::: MATERIAL SUPPLIED :::

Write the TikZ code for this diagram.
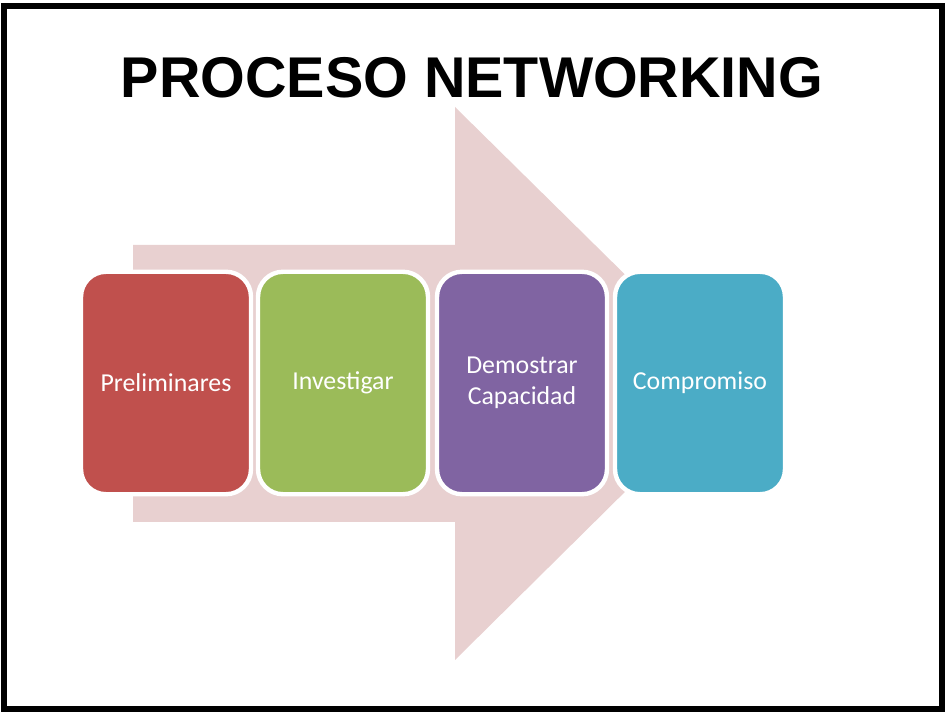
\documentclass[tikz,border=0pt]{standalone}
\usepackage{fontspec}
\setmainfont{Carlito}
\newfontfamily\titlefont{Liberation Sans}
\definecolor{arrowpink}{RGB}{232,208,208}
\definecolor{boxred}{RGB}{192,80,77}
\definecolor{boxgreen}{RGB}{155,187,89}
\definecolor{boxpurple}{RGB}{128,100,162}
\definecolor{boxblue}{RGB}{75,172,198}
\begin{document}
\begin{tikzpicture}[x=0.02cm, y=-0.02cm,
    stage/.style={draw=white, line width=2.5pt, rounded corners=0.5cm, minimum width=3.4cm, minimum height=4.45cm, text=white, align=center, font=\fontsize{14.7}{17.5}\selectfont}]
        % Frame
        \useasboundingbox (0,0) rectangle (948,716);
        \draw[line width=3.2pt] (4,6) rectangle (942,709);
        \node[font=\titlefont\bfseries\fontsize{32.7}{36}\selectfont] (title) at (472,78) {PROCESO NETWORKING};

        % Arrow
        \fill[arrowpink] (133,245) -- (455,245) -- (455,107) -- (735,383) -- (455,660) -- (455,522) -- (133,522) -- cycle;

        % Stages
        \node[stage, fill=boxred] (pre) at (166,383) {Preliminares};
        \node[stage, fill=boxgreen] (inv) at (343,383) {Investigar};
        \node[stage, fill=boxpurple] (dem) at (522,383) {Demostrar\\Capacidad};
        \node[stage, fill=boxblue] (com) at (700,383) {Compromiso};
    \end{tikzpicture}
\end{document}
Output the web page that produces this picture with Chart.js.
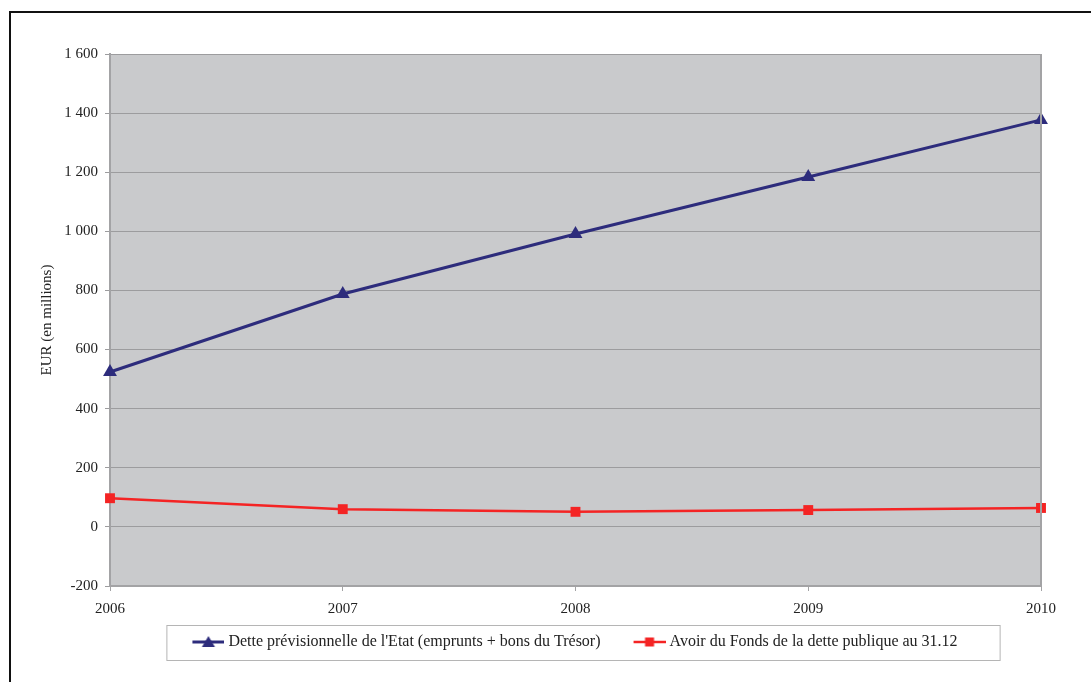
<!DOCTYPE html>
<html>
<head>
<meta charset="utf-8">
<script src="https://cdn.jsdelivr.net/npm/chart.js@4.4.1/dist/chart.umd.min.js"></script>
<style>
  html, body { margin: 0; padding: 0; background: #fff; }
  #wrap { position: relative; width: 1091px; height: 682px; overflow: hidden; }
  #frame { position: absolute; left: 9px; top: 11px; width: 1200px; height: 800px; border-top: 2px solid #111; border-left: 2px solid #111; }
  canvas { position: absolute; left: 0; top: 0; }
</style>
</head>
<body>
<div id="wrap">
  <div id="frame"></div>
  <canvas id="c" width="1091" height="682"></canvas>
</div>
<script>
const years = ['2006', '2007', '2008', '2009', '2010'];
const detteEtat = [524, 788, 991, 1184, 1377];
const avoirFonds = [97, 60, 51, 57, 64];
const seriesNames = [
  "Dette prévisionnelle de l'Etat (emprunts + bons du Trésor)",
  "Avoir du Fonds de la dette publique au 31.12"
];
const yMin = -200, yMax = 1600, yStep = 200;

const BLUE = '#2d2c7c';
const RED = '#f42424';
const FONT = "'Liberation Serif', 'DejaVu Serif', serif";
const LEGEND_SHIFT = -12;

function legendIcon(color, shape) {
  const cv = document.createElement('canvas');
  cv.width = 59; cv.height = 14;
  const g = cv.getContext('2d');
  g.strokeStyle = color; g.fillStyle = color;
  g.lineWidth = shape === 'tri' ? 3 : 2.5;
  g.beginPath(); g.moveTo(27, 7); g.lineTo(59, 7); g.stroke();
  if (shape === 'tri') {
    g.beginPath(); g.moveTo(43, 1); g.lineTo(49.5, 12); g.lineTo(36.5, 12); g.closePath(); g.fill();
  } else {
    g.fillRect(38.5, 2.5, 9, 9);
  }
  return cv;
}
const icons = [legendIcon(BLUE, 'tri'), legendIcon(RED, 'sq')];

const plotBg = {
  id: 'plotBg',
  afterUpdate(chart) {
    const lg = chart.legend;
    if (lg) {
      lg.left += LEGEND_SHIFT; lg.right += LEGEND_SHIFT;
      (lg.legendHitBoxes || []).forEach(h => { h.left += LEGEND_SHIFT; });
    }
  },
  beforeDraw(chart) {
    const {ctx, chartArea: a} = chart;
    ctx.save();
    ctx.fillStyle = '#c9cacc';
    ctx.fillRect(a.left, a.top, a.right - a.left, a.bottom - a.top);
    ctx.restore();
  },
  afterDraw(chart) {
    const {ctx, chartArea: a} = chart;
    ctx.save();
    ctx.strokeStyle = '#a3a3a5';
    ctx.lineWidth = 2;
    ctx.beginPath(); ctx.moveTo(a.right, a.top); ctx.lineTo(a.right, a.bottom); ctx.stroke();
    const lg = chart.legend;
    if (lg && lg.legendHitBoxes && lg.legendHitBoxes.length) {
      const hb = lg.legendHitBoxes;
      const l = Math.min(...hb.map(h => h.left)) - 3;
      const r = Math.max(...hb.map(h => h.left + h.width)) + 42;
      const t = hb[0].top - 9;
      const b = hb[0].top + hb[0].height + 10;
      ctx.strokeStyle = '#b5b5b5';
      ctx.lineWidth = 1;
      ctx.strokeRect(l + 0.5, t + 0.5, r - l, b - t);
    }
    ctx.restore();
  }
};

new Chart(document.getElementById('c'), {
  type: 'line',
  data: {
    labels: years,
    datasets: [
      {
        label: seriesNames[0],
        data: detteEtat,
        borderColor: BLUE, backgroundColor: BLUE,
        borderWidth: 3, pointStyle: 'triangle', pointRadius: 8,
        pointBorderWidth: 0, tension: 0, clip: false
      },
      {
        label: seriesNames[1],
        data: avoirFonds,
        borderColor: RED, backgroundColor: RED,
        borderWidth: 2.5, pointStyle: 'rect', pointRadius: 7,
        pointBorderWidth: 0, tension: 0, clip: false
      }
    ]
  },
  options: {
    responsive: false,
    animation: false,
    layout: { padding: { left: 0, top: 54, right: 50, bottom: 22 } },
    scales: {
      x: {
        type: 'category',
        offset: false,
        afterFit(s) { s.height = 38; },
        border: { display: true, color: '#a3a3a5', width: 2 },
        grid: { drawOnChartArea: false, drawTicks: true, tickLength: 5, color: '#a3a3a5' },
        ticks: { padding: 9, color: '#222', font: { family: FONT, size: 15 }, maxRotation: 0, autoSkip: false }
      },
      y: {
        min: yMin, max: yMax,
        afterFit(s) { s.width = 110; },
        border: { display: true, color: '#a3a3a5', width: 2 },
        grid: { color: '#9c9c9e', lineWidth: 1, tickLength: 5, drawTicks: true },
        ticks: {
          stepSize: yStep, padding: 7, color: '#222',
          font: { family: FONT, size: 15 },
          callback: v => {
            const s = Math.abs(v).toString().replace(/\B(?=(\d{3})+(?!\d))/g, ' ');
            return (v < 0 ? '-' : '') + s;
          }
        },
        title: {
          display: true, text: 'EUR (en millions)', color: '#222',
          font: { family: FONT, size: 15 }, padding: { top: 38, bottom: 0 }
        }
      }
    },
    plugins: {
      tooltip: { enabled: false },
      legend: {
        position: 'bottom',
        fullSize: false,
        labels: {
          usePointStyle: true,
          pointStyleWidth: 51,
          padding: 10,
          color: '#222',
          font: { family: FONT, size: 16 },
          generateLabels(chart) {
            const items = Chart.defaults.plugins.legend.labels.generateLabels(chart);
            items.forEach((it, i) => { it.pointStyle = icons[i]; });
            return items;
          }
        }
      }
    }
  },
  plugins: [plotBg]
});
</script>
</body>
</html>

:::
::: MATERIAL SUPPLIED :::

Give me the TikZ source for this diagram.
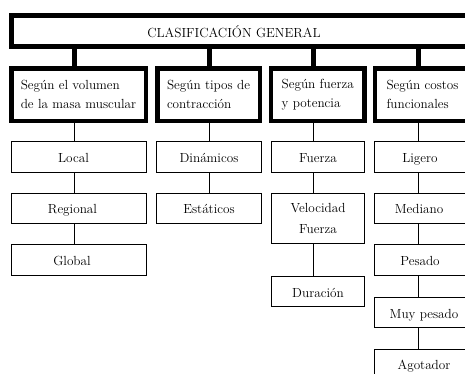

:::

EXERCISE: Show every line that contains the word "this".

RESPONSE BELOW:
Write the TikZ code for this diagram.
Output the web page that produces this picture with Chart.js.
Give me the TikZ source for this diagram.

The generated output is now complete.